The end of the day. Time to forget about the stressors we’ve come across - the guy who stole the parking spot, that kid who threw their trash on the ground, or the lady that didn’t pick up after her dog when it pooped on the sidewalk. Relax, breathe in, breathe out, count to ten and let it go.

When it comes time to turn off mentally and unwind, nothing helps me more than sitting back, cracking open a bottle of wine, and putting on a movie. I know I’m not the only one. Being whisked away in a story on screen can aid in forgetting the chaos around us and put us in a better headspace. The wine doesn’t hurt either.

Taking it one step further, and adding to the pure enjoyment of the film, I love to match what the characters in the movie are eating and drinking to what I’m having at home. Pizza with the Ninja Turtles movie, Reese’s Pieces with E.T., any candy with Charlie and the Chocolate Factory, drinking wine with Sideways, or crafting cocktails or sipping Champagne with Casablanca, imagining I’m sitting in Rick's Café Americain with the other patrons. Maybe it sounds odd, but it’s fun. Don’t hate. Don’t ruin my good time.

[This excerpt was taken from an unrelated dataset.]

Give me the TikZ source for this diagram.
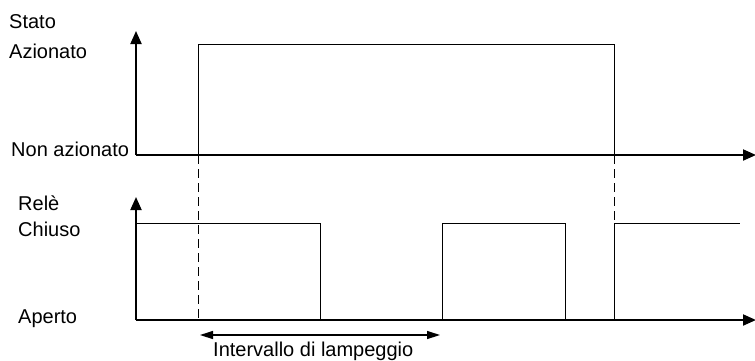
\documentclass[tikz,border=0pt]{standalone}
\usepackage{fontspec}
\setmainfont{Liberation Sans}
\usetikzlibrary{arrows,arrows.meta,positioning,calc}

\begin{document}
\begin{tikzpicture}[x=1pt,y=-1pt,
  axis/.style={line width=2pt,-{Triangle[length=13pt,width=11pt]}},
  signal/.style={line width=1pt},
  guide/.style={line width=1pt,dash pattern=on 9pt off 5pt},
  span/.style={line width=1.4pt,{Triangle[length=13pt,width=8pt]}-{Triangle[length=13pt,width=8pt]}},
  lbl/.style={anchor=base west,inner sep=0,font=\fontsize{20}{20}\selectfont}]

\useasboundingbox (0,0) rectangle (755,360);

% stato
\draw[axis] (136,155) coordinate (SO) -- (136,31) coordinate (SY);
\draw[axis] (SO) -- (756,155) coordinate (SX);

\draw[signal] (198,155) coordinate (SA)
  -- (198,44) coordinate (SB)
  -- (614,44) coordinate (SC)
  -- (614,155) coordinate (SD)
;

% rele
\draw[axis] (136,320) coordinate (RO) -- (136,197) coordinate (RY);
\draw[axis] (RO) -- (756,320) coordinate (RX);

\draw[signal] (136,223) coordinate (RA)
  -- (320,223) coordinate (RB)
  -- (320,320) coordinate (RC)
  -- (442,320) coordinate (RD)
  -- (442,223) coordinate (RE)
  -- (565,223) coordinate (RF)
  -- (565,320) coordinate (RG)
  -- (614,320) coordinate (RH)
  -- (614,223) coordinate (RI)
  -- (740,223) coordinate (RJ)
;

\draw[guide] (SA) -- (SA |- RO);
\draw[guide] (SD) -- (RI);

% labels
\node[lbl] (stato) at (9,28) {Stato};
\node[lbl] (azionato) at (9,58) {Azionato};
\node[lbl] (nonazionato) at (11,156) {Non azionato};
\node[lbl] (rele) at (18,210) {Relè};
\node[lbl] (chiuso) at (18,236) {Chiuso};
\node[lbl] (aperto) at (18,323) {Aperto};

\coordinate (IA) at (200,335);
\coordinate (IB) at (440,335);
\draw[span] (IA) -- (IB);
\node[lbl] (intervallo) at (213,356) {Intervallo di lampeggio};

\end{tikzpicture}
\end{document}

One such winemaker with an affinity to movies, like myself, is Emile Hérédia. Nicknamed “The Prince of Pineau d’Aunis,” Emile was, up until recently, creating wines from 150 year old vines in the Loire Valley. He sold his residence and made the move to the warmer, sunnier weather of the Languedoc. Now, he’s farming 6 hectares with a simple philosophy, to create wines with no chemicals nor synthetic materials, that are hand harvested, fermented on native yeast, without fining, filtration, and without added SO2. Each cuvee is named after a classic film and The 2010 Un Dimanche a New York is 100% Cinsault from vines averaging 70 years. It shows a pale garnet robe with a bouquet of red cherry, earth, and gentle fall foliage notes. On the palate, ripe fruit, soft tannins and an elegant hibiscus nuance come through, beautifully proving natural, no added sulfite wines have the ability to age gracefully. Paired with one of my favorite non-spicy Thai dishes, Kha Moo, or pork braised with star anise, cinnamon, black peppercorns and the film, Sunday in New York, you’ve created an unbeatable trifecta, even if it’s not what they’re eating in the film.

Now that you have your wine, dinner, and movie set up, you’re ready for an evening of zen relaxation, for tomorrow is another day, filled with more chaos, stress, and dog poop left on the street. Luckily, more wine, food, and movies await.